• YOUR GOAL:
Exclude the pictures, then repeat the remaining data exactly.

• DATA BLOCK:
##############################
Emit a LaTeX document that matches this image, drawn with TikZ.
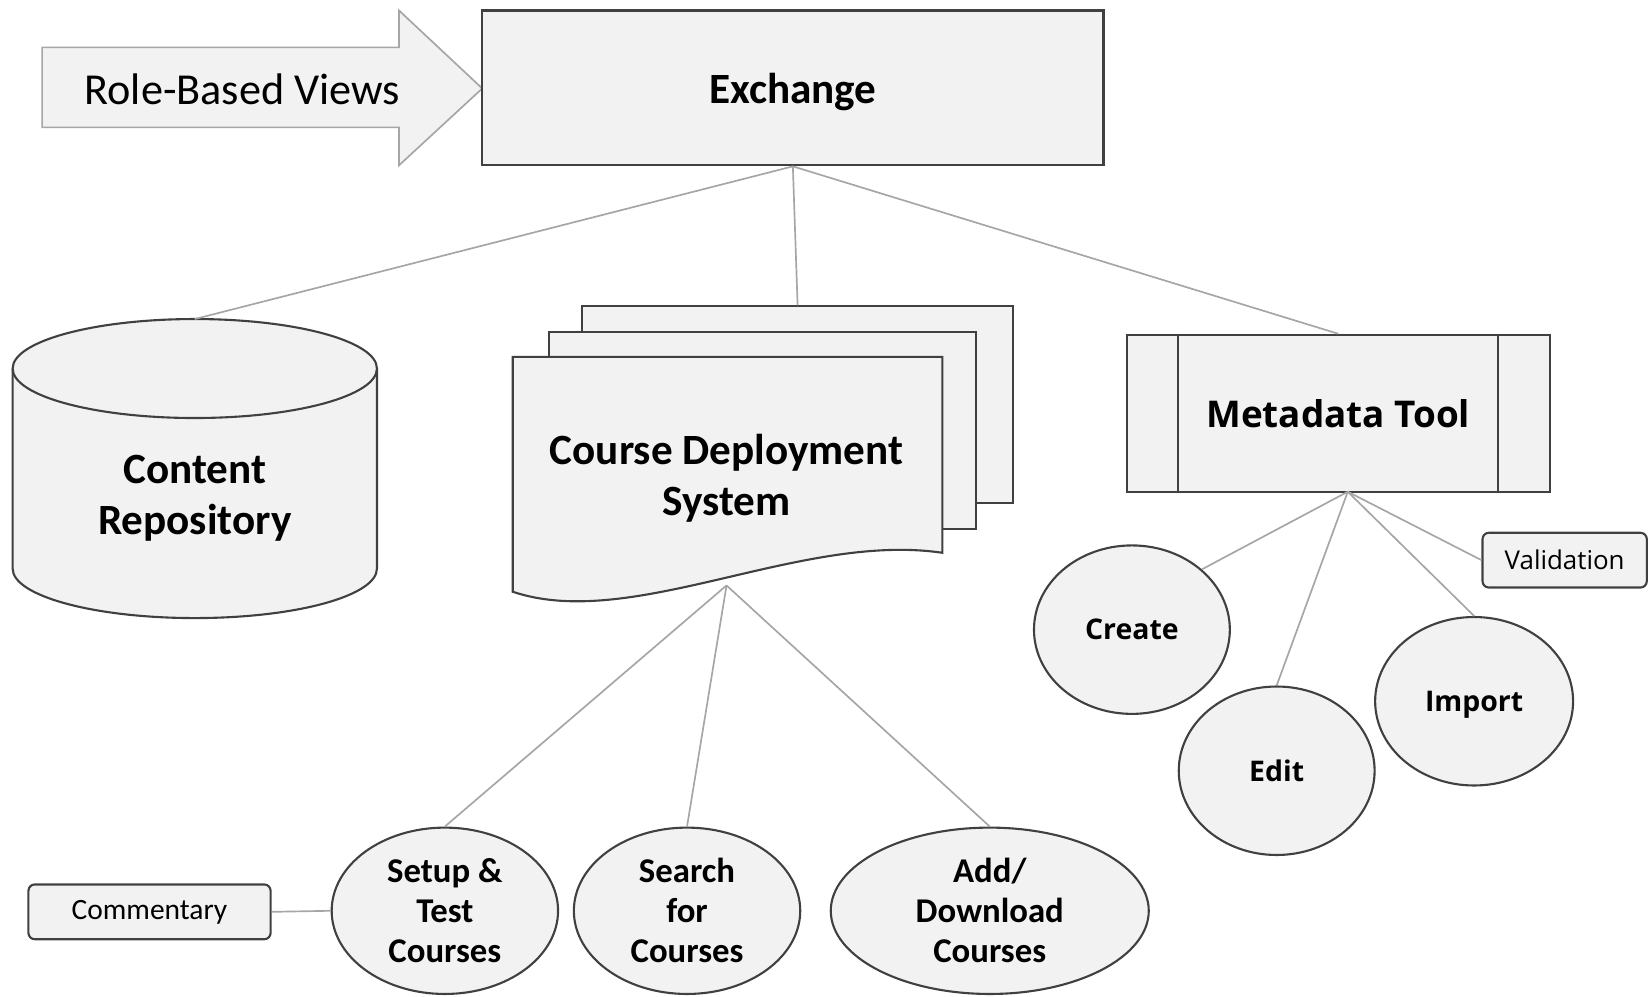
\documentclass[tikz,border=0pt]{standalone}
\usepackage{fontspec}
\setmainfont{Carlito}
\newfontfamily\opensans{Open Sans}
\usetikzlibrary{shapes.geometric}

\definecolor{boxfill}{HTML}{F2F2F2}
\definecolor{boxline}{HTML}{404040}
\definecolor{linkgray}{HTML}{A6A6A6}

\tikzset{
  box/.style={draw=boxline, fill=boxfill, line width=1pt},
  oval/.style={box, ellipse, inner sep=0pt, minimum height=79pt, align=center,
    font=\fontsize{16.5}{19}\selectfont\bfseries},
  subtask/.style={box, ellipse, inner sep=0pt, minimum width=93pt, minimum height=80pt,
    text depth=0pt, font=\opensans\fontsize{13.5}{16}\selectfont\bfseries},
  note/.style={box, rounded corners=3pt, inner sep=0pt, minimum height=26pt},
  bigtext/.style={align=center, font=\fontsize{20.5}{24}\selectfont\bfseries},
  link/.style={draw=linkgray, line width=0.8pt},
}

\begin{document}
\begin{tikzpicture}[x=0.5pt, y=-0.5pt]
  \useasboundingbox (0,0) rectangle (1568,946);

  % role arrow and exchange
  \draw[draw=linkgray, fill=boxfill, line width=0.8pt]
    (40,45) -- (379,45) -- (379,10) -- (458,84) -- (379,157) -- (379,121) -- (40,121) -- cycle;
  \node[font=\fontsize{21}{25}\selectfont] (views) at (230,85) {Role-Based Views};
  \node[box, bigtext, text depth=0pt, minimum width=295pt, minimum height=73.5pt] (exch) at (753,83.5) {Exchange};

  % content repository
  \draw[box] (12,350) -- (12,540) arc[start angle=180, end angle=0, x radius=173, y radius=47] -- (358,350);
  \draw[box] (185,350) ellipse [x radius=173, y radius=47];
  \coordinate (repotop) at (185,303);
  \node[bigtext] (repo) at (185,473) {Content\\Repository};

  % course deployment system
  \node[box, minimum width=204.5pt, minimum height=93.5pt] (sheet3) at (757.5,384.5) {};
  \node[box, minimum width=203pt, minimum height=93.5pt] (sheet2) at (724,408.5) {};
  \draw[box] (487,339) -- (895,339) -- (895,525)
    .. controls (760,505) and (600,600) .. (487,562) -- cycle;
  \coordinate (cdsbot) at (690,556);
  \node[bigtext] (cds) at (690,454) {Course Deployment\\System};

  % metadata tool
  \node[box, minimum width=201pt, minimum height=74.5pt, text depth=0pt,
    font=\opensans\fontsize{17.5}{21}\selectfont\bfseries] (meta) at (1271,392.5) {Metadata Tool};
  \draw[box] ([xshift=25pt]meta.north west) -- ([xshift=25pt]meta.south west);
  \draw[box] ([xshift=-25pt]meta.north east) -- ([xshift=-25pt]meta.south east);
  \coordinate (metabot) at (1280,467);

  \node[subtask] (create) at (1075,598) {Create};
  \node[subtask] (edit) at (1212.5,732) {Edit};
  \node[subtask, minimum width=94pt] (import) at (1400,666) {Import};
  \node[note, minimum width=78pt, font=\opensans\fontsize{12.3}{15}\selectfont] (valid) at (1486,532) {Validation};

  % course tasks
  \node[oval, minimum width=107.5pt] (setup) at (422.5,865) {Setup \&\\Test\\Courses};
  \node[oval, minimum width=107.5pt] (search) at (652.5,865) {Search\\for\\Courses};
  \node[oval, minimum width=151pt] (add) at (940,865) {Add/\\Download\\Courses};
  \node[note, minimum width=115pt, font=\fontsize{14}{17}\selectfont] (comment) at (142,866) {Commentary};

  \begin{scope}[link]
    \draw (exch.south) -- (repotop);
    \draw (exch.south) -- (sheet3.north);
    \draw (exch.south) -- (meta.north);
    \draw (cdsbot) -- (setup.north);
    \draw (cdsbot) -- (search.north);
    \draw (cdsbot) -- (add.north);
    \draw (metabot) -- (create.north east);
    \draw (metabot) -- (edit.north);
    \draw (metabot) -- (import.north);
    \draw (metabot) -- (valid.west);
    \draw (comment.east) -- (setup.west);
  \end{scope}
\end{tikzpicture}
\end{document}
##############################
• SOLUTION TO THIS PROBLEM:
Emit a LaTeX document that matches this image, drawn with TikZ.
\documentclass[tikz,border=0pt]{standalone}
\usepackage{fontspec}
\setmainfont{Carlito}
\newfontfamily\opensans{Open Sans}
\usetikzlibrary{shapes.geometric}

\definecolor{boxfill}{HTML}{F2F2F2}
\definecolor{boxline}{HTML}{404040}
\definecolor{linkgray}{HTML}{A6A6A6}

\tikzset{
  box/.style={draw=boxline, fill=boxfill, line width=1pt},
  oval/.style={box, ellipse, inner sep=0pt, minimum height=79pt, align=center,
    font=\fontsize{16.5}{19}\selectfont\bfseries},
  subtask/.style={box, ellipse, inner sep=0pt, minimum width=93pt, minimum height=80pt,
    text depth=0pt, font=\opensans\fontsize{13.5}{16}\selectfont\bfseries},
  note/.style={box, rounded corners=3pt, inner sep=0pt, minimum height=26pt},
  bigtext/.style={align=center, font=\fontsize{20.5}{24}\selectfont\bfseries},
  link/.style={draw=linkgray, line width=0.8pt},
}

\begin{document}
\begin{tikzpicture}[x=0.5pt, y=-0.5pt]
  \useasboundingbox (0,0) rectangle (1568,946);

  % role arrow and exchange
  \draw[draw=linkgray, fill=boxfill, line width=0.8pt]
    (40,45) -- (379,45) -- (379,10) -- (458,84) -- (379,157) -- (379,121) -- (40,121) -- cycle;
  \node[font=\fontsize{21}{25}\selectfont] (views) at (230,85) {Role-Based Views};
  \node[box, bigtext, text depth=0pt, minimum width=295pt, minimum height=73.5pt] (exch) at (753,83.5) {Exchange};

  % content repository
  \draw[box] (12,350) -- (12,540) arc[start angle=180, end angle=0, x radius=173, y radius=47] -- (358,350);
  \draw[box] (185,350) ellipse [x radius=173, y radius=47];
  \coordinate (repotop) at (185,303);
  \node[bigtext] (repo) at (185,473) {Content\\Repository};

  % course deployment system
  \node[box, minimum width=204.5pt, minimum height=93.5pt] (sheet3) at (757.5,384.5) {};
  \node[box, minimum width=203pt, minimum height=93.5pt] (sheet2) at (724,408.5) {};
  \draw[box] (487,339) -- (895,339) -- (895,525)
    .. controls (760,505) and (600,600) .. (487,562) -- cycle;
  \coordinate (cdsbot) at (690,556);
  \node[bigtext] (cds) at (690,454) {Course Deployment\\System};

  % metadata tool
  \node[box, minimum width=201pt, minimum height=74.5pt, text depth=0pt,
    font=\opensans\fontsize{17.5}{21}\selectfont\bfseries] (meta) at (1271,392.5) {Metadata Tool};
  \draw[box] ([xshift=25pt]meta.north west) -- ([xshift=25pt]meta.south west);
  \draw[box] ([xshift=-25pt]meta.north east) -- ([xshift=-25pt]meta.south east);
  \coordinate (metabot) at (1280,467);

  \node[subtask] (create) at (1075,598) {Create};
  \node[subtask] (edit) at (1212.5,732) {Edit};
  \node[subtask, minimum width=94pt] (import) at (1400,666) {Import};
  \node[note, minimum width=78pt, font=\opensans\fontsize{12.3}{15}\selectfont] (valid) at (1486,532) {Validation};

  % course tasks
  \node[oval, minimum width=107.5pt] (setup) at (422.5,865) {Setup \&\\Test\\Courses};
  \node[oval, minimum width=107.5pt] (search) at (652.5,865) {Search\\for\\Courses};
  \node[oval, minimum width=151pt] (add) at (940,865) {Add/\\Download\\Courses};
  \node[note, minimum width=115pt, font=\fontsize{14}{17}\selectfont] (comment) at (142,866) {Commentary};

  \begin{scope}[link]
    \draw (exch.south) -- (repotop);
    \draw (exch.south) -- (sheet3.north);
    \draw (exch.south) -- (meta.north);
    \draw (cdsbot) -- (setup.north);
    \draw (cdsbot) -- (search.north);
    \draw (cdsbot) -- (add.north);
    \draw (metabot) -- (create.north east);
    \draw (metabot) -- (edit.north);
    \draw (metabot) -- (import.north);
    \draw (metabot) -- (valid.west);
    \draw (comment.east) -- (setup.west);
  \end{scope}
\end{tikzpicture}
\end{document}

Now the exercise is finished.